Saturday, July 14, 2018

What God Has Promised

LORD, you hear the yearning of the afflicted; You will strengthen their heart; you will incline your ear to do justice to the fatherless and the oppressed, so that man who is of the earth may strike terror no more (Psalm 10:17–18).

Justice is promised, but it is almost always deferred. It’s a given that we will suffer for a while. But one promise is never deferred: God will strengthen your heart

God hath not promised skies always blue
Flower-strewn pathways all our lives through; 
God hath not promised sun without rain, 
Joy without sorrow, peace without pain.

God hath not promised we shall not know
Toil and temptation, trouble and woe;
He hath not told us we shall not bear
Many a burden, many a care.

God hath not promised smooth roads and wide,
Swift, easy travel, needing no guide;
Never a mountain rocky and steep,
Never a river turbid and deep.

But God hath promised strength for the day 
Rest for the labor, light for the way; 
Grace for the trials, help from above;
Unfailing sympathy, undying love.

—Annie Flint Johnson

David Roper

7.14.18

Wednesday, July 11, 2018

Troubled

"I'm troubled. LORD (6:3).
"I am greatly troubled" (6:4).
"All my enemies shall be...troubled" (6:10).

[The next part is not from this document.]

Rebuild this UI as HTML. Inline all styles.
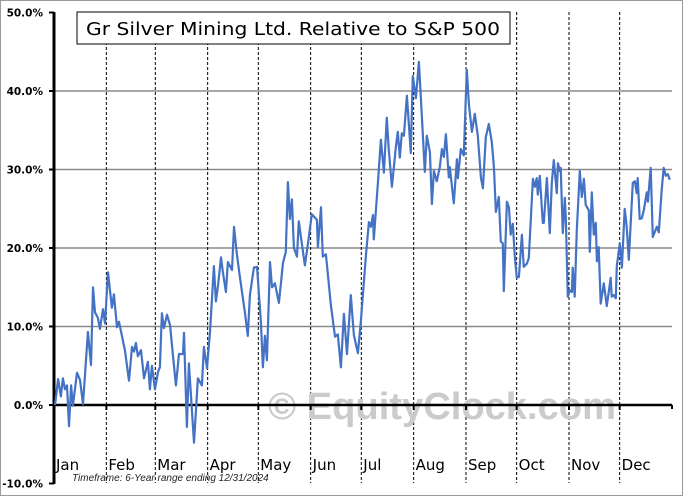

David enemies were spreading malicious lies. Humiliated and emotionally exhausted, he was reduced to tears (6:6).

But, as David reminded himself, a day is coming when his enemies themselveswill be "troubled." David knew he could never mollify his critics, but he trusted that God would deal with them in due time. He would do so out of His great love for His child (6:4).

Jesus, when he was reviled "did not revile in return... but kept entrusting himself to the One who judges justly"(1Peter 2:21). We too must let people chatter, but that's not the end of the story: Our Father, who loves us dearly, will have the last word.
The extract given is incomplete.